## WRITTEN TASK
Starting at the first line of the listing below, retype each line up to and including the one that contains "const triggerLevelVolts = 1.5;". Leave pictures out.

## MATERIAL

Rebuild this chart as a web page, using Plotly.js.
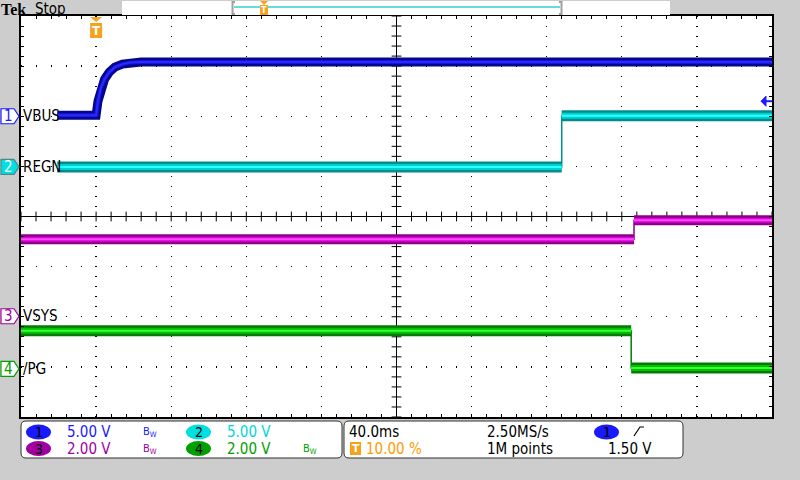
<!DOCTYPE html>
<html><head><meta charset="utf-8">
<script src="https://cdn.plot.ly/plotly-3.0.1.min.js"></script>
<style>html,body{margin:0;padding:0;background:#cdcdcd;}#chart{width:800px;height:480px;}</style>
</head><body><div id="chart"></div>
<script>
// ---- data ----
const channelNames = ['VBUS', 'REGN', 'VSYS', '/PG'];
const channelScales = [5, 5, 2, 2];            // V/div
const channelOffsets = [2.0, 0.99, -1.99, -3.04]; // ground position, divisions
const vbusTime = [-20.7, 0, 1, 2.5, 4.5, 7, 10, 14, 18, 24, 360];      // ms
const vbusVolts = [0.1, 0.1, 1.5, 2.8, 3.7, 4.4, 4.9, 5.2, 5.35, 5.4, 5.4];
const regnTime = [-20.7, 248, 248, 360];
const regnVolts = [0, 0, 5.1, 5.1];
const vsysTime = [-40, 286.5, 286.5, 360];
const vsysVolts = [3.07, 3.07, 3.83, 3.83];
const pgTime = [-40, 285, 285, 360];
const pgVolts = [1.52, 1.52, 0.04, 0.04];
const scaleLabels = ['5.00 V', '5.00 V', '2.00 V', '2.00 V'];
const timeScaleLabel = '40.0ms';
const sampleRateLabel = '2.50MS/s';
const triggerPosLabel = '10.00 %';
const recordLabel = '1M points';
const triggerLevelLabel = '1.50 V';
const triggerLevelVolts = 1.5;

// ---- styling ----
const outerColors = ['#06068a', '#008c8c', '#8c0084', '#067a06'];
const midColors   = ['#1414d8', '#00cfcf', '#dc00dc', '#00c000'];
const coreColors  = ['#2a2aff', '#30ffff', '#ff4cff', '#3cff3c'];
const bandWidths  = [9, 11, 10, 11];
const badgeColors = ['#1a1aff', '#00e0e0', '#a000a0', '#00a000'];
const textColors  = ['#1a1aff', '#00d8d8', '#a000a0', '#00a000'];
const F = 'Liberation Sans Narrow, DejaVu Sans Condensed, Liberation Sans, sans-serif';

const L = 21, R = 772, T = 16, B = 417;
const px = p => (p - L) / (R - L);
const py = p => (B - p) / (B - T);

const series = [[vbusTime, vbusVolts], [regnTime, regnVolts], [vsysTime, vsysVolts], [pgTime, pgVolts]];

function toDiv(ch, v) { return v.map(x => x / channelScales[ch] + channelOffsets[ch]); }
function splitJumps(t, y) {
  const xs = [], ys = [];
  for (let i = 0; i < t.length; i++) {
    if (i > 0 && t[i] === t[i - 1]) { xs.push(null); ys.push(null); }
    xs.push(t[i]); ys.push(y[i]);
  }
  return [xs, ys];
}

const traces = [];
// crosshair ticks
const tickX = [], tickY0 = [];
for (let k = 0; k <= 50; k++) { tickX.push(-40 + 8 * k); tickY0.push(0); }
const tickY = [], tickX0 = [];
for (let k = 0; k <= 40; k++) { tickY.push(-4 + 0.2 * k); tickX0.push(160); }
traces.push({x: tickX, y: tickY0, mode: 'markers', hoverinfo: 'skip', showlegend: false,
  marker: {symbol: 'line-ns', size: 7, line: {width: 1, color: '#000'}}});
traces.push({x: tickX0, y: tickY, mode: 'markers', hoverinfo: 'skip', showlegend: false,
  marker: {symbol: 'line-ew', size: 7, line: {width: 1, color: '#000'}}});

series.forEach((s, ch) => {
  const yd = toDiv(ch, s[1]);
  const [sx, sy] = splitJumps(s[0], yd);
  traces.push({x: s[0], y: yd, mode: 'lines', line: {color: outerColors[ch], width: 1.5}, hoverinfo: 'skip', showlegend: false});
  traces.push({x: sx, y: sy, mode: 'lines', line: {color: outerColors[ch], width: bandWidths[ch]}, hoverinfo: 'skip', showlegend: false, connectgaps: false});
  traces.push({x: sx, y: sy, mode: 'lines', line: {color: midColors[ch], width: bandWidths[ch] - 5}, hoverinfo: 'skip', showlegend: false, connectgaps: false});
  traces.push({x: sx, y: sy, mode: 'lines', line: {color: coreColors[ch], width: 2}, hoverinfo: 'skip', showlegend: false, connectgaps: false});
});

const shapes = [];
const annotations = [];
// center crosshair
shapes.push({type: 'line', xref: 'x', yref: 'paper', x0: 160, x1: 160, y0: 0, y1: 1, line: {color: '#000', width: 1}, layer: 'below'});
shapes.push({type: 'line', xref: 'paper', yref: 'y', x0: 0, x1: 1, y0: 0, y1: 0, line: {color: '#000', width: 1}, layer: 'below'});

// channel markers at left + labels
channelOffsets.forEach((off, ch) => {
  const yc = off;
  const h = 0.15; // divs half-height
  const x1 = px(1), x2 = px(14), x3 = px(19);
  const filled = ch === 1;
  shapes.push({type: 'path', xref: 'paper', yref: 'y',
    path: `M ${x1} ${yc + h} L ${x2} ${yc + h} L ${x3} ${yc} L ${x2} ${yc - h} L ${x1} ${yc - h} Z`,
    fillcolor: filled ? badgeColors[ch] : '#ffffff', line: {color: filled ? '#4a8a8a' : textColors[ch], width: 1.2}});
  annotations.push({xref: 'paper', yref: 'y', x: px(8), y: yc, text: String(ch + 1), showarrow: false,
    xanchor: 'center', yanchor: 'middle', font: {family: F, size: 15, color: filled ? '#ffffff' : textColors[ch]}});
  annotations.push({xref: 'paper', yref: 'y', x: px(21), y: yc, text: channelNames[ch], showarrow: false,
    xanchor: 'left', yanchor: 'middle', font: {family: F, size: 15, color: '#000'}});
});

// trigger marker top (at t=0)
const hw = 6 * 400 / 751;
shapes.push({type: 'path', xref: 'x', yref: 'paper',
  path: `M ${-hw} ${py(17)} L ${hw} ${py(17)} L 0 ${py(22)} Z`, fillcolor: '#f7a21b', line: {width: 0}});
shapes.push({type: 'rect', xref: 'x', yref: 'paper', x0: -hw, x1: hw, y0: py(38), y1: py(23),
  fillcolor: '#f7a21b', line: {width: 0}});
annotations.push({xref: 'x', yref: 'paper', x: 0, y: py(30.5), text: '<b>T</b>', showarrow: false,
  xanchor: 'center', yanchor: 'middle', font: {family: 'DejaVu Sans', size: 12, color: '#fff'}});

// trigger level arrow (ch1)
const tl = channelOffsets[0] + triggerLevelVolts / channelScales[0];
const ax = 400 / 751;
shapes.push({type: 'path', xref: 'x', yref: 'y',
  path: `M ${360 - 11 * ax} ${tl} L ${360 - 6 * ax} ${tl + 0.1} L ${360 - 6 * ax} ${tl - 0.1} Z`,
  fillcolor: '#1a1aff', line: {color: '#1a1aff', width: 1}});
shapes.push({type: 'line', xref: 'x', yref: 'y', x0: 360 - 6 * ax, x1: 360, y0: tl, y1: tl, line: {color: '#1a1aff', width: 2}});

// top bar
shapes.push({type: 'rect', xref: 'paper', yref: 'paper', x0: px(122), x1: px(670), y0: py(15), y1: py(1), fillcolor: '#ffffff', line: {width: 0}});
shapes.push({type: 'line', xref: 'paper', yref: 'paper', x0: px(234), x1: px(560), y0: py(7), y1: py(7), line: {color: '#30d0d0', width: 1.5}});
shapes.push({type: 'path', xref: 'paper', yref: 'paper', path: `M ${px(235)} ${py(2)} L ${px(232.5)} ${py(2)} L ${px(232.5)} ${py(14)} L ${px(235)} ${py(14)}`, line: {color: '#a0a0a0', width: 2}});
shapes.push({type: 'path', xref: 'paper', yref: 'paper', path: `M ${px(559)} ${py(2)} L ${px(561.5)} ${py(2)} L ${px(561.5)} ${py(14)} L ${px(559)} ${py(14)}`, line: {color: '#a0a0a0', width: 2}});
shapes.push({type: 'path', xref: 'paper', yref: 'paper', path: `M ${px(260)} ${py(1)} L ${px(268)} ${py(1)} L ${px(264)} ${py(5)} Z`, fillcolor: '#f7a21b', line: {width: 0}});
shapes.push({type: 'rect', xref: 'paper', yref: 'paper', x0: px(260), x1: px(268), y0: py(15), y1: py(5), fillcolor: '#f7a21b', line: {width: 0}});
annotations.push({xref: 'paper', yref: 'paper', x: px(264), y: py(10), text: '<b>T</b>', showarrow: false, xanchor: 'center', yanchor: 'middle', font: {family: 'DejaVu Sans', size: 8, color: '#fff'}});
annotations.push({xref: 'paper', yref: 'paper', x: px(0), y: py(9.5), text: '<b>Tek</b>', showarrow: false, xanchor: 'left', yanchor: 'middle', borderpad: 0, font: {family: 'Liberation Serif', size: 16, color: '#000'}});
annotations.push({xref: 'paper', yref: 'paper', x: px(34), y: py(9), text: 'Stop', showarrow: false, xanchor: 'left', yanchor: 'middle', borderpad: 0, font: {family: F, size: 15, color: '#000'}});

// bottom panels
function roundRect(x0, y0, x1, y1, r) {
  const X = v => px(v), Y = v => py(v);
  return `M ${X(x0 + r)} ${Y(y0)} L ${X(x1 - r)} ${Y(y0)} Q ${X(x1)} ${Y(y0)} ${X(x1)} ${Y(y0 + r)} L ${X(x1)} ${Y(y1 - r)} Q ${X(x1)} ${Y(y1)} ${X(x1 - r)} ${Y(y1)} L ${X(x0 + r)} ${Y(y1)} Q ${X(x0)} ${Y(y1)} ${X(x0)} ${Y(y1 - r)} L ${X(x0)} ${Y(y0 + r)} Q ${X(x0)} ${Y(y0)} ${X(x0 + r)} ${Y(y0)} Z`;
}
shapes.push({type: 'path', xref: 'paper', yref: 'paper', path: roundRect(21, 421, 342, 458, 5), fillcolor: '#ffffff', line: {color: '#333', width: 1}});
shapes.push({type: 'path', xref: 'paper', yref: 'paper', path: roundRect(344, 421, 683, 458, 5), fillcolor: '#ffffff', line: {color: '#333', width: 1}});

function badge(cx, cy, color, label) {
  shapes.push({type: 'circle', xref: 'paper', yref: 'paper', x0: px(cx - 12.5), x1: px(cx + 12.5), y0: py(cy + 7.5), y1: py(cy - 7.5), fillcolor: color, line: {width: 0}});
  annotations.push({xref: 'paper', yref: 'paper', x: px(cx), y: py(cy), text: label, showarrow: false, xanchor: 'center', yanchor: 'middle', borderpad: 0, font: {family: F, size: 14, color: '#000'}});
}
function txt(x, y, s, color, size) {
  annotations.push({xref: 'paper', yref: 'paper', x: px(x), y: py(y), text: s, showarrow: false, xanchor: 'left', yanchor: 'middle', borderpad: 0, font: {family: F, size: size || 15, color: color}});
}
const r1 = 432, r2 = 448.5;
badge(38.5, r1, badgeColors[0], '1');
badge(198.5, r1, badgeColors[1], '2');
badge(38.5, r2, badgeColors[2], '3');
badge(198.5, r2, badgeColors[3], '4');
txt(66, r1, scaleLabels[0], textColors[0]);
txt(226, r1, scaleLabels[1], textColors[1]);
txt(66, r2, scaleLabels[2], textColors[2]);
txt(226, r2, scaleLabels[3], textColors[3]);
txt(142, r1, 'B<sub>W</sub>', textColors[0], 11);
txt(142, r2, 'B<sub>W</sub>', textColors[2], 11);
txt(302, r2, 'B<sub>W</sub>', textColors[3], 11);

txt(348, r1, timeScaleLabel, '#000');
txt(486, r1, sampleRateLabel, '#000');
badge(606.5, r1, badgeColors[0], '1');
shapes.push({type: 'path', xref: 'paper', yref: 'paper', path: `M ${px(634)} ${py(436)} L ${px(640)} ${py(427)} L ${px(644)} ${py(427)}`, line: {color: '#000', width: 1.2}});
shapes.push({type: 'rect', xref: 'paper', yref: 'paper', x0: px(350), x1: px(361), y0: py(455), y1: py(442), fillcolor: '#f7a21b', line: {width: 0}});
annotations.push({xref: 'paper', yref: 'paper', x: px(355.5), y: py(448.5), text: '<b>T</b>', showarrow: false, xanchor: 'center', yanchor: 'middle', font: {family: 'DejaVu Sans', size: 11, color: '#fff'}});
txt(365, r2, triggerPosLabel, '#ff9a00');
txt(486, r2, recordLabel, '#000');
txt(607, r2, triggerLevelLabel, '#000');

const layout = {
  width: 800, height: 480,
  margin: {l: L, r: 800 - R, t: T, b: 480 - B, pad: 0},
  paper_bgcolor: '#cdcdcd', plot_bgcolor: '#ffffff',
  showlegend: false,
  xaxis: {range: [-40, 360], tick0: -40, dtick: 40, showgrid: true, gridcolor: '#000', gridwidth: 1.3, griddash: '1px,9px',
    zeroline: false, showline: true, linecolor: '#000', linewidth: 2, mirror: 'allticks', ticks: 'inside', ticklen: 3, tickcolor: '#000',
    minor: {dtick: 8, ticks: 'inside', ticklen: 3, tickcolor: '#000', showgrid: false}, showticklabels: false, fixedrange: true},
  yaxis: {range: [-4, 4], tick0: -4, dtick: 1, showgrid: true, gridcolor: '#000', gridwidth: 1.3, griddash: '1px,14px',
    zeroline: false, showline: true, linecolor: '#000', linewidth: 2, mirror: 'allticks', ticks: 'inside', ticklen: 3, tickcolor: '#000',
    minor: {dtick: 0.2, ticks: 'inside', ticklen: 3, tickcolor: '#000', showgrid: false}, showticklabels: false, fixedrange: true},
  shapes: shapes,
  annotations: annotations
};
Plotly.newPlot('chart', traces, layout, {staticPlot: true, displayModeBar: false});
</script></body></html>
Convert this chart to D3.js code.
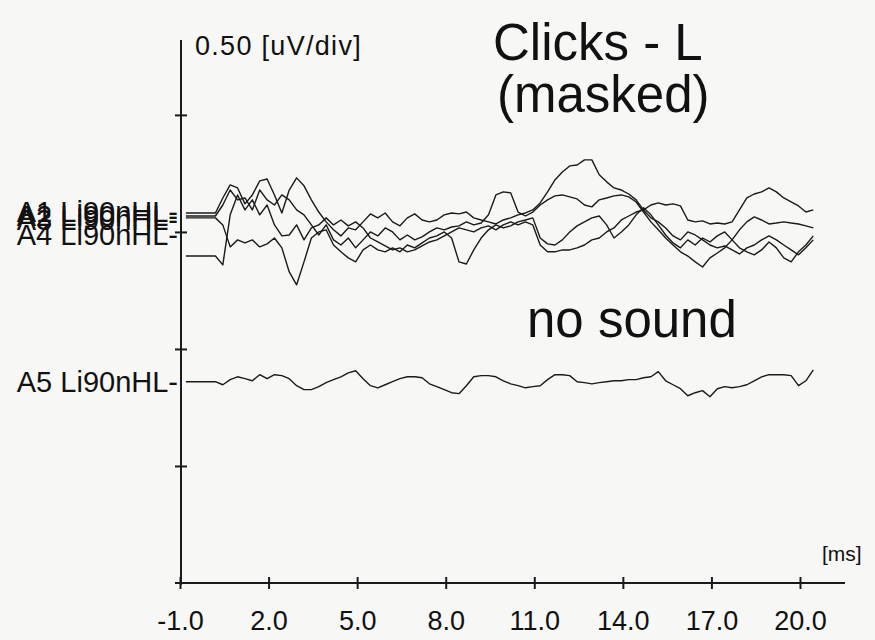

## EXERCISE OUTPUT
Rebuild this chart as a web page, using Plotly.js.
<!DOCTYPE html>
<html><head><meta charset="utf-8">
<script src="https://cdn.plot.ly/plotly-3.0.1.min.js"></script>
<style>html,body{margin:0;padding:0;background:#cdcdcd;}#chart{width:800px;height:480px;}</style>
</head><body><div id="chart"></div>
<script>
// ---- data ----
const channelNames = ['VBUS', 'REGN', 'VSYS', '/PG'];
const channelScales = [5, 5, 2, 2];            // V/div
const channelOffsets = [2.0, 0.99, -1.99, -3.04]; // ground position, divisions
const vbusTime = [-20.7, 0, 1, 2.5, 4.5, 7, 10, 14, 18, 24, 360];      // ms
const vbusVolts = [0.1, 0.1, 1.5, 2.8, 3.7, 4.4, 4.9, 5.2, 5.35, 5.4, 5.4];
const regnTime = [-20.7, 248, 248, 360];
const regnVolts = [0, 0, 5.1, 5.1];
const vsysTime = [-40, 286.5, 286.5, 360];
const vsysVolts = [3.07, 3.07, 3.83, 3.83];
const pgTime = [-40, 285, 285, 360];
const pgVolts = [1.52, 1.52, 0.04, 0.04];
const scaleLabels = ['5.00 V', '5.00 V', '2.00 V', '2.00 V'];
const timeScaleLabel = '40.0ms';
const sampleRateLabel = '2.50MS/s';
const triggerPosLabel = '10.00 %';
const recordLabel = '1M points';
const triggerLevelLabel = '1.50 V';
const triggerLevelVolts = 1.5;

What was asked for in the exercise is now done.